**GIVEN PROBLEM**
The lines from the top of the material below through the line containing "Serif, Times New" are to be printed exactly, with pictures omitted.

**INFORMATION SHOWN**
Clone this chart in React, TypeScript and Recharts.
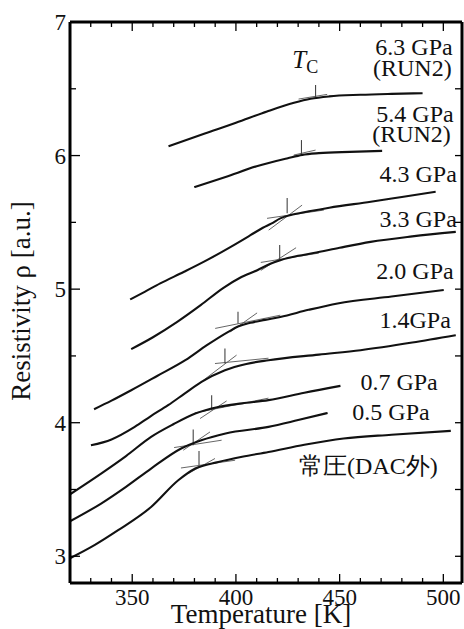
import React from "react";
import { LineChart, Line, XAxis, YAxis, ReferenceDot, Customized } from "recharts";

const FONT = "Liberation Serif, Times New Roman, serif";

// resistivity curves, [T (K), rho (a.u.)]
const run63 = [[367.5, 6.07], [385, 6.165], [400, 6.245], [415, 6.33], [428, 6.395], [436, 6.425], [445, 6.443], [460, 6.455], [475, 6.462], [490, 6.467]];
const run54 = [[379.9, 5.764], [395, 5.84], [410, 5.92], [425, 5.98], [432, 6.005], [440, 6.018], [455, 6.028], [470.5, 6.035]];
const p43 = [[349, 4.923], [356, 4.98], [363.5, 5.043], [375, 5.13], [386, 5.217], [397.3, 5.315], [407, 5.404], [413, 5.46], [417, 5.49], [421.4, 5.53], [428, 5.56], [436, 5.585], [445, 5.61], [465, 5.654], [480, 5.69], [496.3, 5.729]];
const p33 = [[349.5, 4.551], [360, 4.64], [371.7, 4.755], [383, 4.88], [394, 5.01], [402, 5.085], [410.3, 5.142], [416.6, 5.19], [421.4, 5.217], [430, 5.25], [437.4, 5.27], [450, 5.31], [464.9, 5.354], [485, 5.395], [506, 5.429]];
const p20 = [[331.6, 4.101], [340, 4.165], [349.5, 4.243], [362, 4.35], [375.6, 4.468], [386, 4.58], [396.3, 4.68], [401, 4.72], [407, 4.748], [414, 4.77], [421.4, 4.792], [435, 4.845], [449, 4.893], [475, 4.945], [500.2, 4.993]];
const p14 = [[330.1, 3.831], [340, 3.875], [351.2, 3.969], [359, 4.05], [367.3, 4.131], [375.4, 4.22], [383.4, 4.306], [394.7, 4.393], [405, 4.44], [415.7, 4.468], [440, 4.51], [460.1, 4.543], [485, 4.6], [506, 4.655]];
const p07 = [[320, 3.464], [335, 3.619], [347, 3.75], [359.1, 3.894], [370, 3.99], [380.4, 4.069], [391.5, 4.118], [403, 4.145], [415.7, 4.169], [433, 4.225], [450.4, 4.276]];
const p05 = [[320, 3.262], [335, 3.395], [347, 3.52], [359.1, 3.657], [373.6, 3.807], [383.3, 3.869], [395, 3.92], [415.7, 3.969], [430, 4.02], [444.2, 4.073]];
const p00 = [[320, 2.985], [332, 3.085], [343.2, 3.195], [359.1, 3.369], [372.2, 3.569], [380.4, 3.657], [391.5, 3.706], [403, 3.745], [415.7, 3.781], [433, 3.835], [451.9, 3.882], [475, 3.91], [503.6, 3.939]];

const curves = [run63, run54, p43, p33, p20, p14, p07, p05, p00];

// Tc markers: [T, rho bottom, rho top]
const tcTicks = [[438.4, 6.438, 6.528], [431.6, 6.011, 6.116], [424.7, 5.569, 5.682], [421.1, 5.217, 5.33], [401, 4.743, 4.83], [394.7, 4.443, 4.556], [388.3, 4.094, 4.206], [379.4, 3.831, 3.949], [382.2, 3.682, 3.789]];
// tangent segments: [T1, rho1, T2, rho2]
const tangents = [
  [430.2, 6.423, 444, 6.458],
  [427.9, 6.004, 438.4, 6.041],
  [415.8, 5.442, 431.9, 5.629], [415, 5.53, 442.4, 5.592],
  [412, 5.14, 429, 5.31], [412, 5.2, 440, 5.27],
  [397.3, 4.68, 410.2, 4.822], [390, 4.706, 421.4, 4.805],
  [384.3, 4.318, 400.3, 4.506], [389.9, 4.443, 415.7, 4.483],
  [382.7, 4.031, 395.5, 4.163], [380.2, 4.073, 415.7, 4.184],
  [374.6, 3.794, 387.5, 3.931], [370.2, 3.814, 393.1, 3.869],
  [377, 3.619, 389.9, 3.732], [373.5, 3.661, 399.6, 3.719],
];

const labelText = ["6.3 GPa", "(RUN2)", "5.4 GPa", "(RUN2)", "4.3 GPa", "3.3 GPa", "2.0 GPa", "1.4GPa", "0.7 GPa", "0.5 GPa", "常圧(DAC外)"];
const labelT = [504.5, 504.0, 505.0, 503.6, 506.5, 506.5, 505.0, 503.6, 497.3, 493.4, 497.3];
const labelR = [6.753, 6.592, 6.251, 6.101, 5.801, 5.464, 5.075, 4.708, 4.243, 4.019, 3.614];

const xTicks = [330, 340, 350, 360, 370, 380, 390, 400, 410, 420, 430, 440, 450, 460, 470, 480, 490, 500];
const yTicks = [3, 3.5, 4, 4.5, 5, 5.5, 6, 6.5, 7];
const rightTicks = [3, 3.5, 4, 4.5, 5, 5.5, 6, 6.5];

const toPts = (arr: number[][]) => arr.map(([t, r]) => ({ t, r }));

const BottomTick = ({ x, y, payload }: any) => {
  const major = payload.value % 50 === 0;
  return (
    <g>
      <line x1={x} y1={y} x2={x} y2={y - (major ? 9 : 5)} stroke="#000" strokeWidth={1.3} />
      {major && (
        <text x={x} y={y + 22} textAnchor="middle" fontSize={23} fontFamily={FONT} fill="#111">
          {payload.value}
        </text>
      )}
    </g>
  );
};

const TopTick = ({ x, y, payload }: any) => {
  const major = payload.value % 50 === 0;
  return <line x1={x} y1={y} x2={x} y2={y + (major ? 9 : 5)} stroke="#000" strokeWidth={1.3} />;
};

const LeftTick = ({ x, y, payload }: any) => {
  const major = Number.isInteger(payload.value);
  return (
    <g>
      <line x1={x} y1={y} x2={x + (major ? 10 : 6)} y2={y} stroke="#000" strokeWidth={1.3} />
      {major && (
        <text x={x - 4} y={y + 8} textAnchor="end" fontSize={23} fontFamily={FONT} fill="#111">
          {payload.value}
        </text>
      )}
    </g>
  );
};

const RightTick = ({ x, y }: any) => (
  <line x1={x} y1={y} x2={x - 7} y2={y} stroke="#000" strokeWidth={1.3} />
);

const Titles = () => (
  <g fontFamily={FONT} fill="#111">
    <text x={261} y={623} textAnchor="middle" fontSize={27}>
      Temperature [K]
    </text>
    <text x={30} y={301} textAnchor="middle" fontSize={27} transform="rotate(-90, 30, 301)">
      Resistivity ρ [a.u.]
    </text>
  </g>
);

const axisLine = { stroke: "#000", strokeWidth: 3 };

export default function App() {
  return (
    <div
      style={{ position: "absolute", left: 0, top: 0, width: 464, height: 629, background: "#fff", fontFamily: FONT }}
    >
      <LineChart width={464} height={629} margin={{ top: 21, right: 1, bottom: 45, left: 69 }}>
        <XAxis
          dataKey="t"
          type="number"
          domain={[320, 509]}
          ticks={xTicks}
          interval={0}
          height={1}
          tickSize={0}
          tickMargin={0}
          tickLine={false}
          tick={<BottomTick />}
          axisLine={axisLine}
          allowDataOverflow
        />
        <XAxis
          xAxisId="top"
          orientation="top"
          dataKey="t"
          type="number"
          domain={[320, 509]}
          ticks={xTicks}
          interval={0}
          height={1}
          tickSize={0}
          tickMargin={0}
          tickLine={false}
          tick={<TopTick />}
          axisLine={axisLine}
          allowDataOverflow
        />
        <YAxis
          type="number"
          domain={[2.8, 7]}
          ticks={yTicks}
          interval={0}
          width={1}
          tickSize={0}
          tickMargin={0}
          tickLine={false}
          tick={<LeftTick />}
          axisLine={axisLine}
          allowDataOverflow
        />
        <YAxis
          yAxisId="right"
          orientation="right"
          type="number"
          domain={[2.8, 7]}
          ticks={rightTicks}
          interval={0}
          width={1}
          tickSize={0}
          tickMargin={0}
          tickLine={false}
          tick={<RightTick />}
          axisLine={axisLine}
          allowDataOverflow
        />
        {tangents.map(([t1, r1, t2, r2], i) => (
          <Line
            key={`tan-${i}`}
            data={[{ t: t1, r: r1 }, { t: t2, r: r2 }]}
            dataKey="r"
            type="linear"
            stroke="#555"
            strokeWidth={0.9}
            dot={false}
            isAnimationActive={false}
          />
        ))}
        {tcTicks.map(([t, r1, r2], i) => (
          <Line
            key={`tc-${i}`}
            data={[{ t, r: r1 }, { t, r: r2 }]}
            dataKey="r"
            type="linear"
            stroke="#444"
            strokeWidth={1.1}
            dot={false}
            isAnimationActive={false}
          />
        ))}
        {curves.map((c, i) => (
          <Line
            key={`c-${i}`}
            data={toPts(c)}
            dataKey="r"
            type="monotone"
            stroke="#111"
            strokeWidth={2.1}
            dot={false}
            isAnimationActive={false}
          />
        ))}
        {labelText.map((s, i) => (
          <ReferenceDot
            key={`lab-${i}`}
            x={labelT[i]}
            y={labelR[i]}
            r={0}
            shape={(p: any) => (
              <text x={p.cx} y={p.cy} textAnchor="end" fontSize={24} fontFamily={FONT} fill="#111">
                {s}
              </text>
            )}
          />
        ))}
        <ReferenceDot
          x={427.2}
          y={6.655}
          r={0}
          shape={(p: any) => (
            <text x={p.cx} y={p.cy} fontFamily={FONT} fill="#111" fontSize={25}>
              <tspan fontStyle="italic">T</tspan>
              <tspan fontSize={18} dy={5}>C</tspan>
            </text>
          )}
        />
        <Customized component={Titles} />
      </LineChart>
    </div>
  );
}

**ANSWER TO THIS PROBLEM**
Clone this chart in React, TypeScript and Recharts.
import React from "react";
import { LineChart, Line, XAxis, YAxis, ReferenceDot, Customized } from "recharts";

const FONT = "Liberation Serif, Times New Roman, serif";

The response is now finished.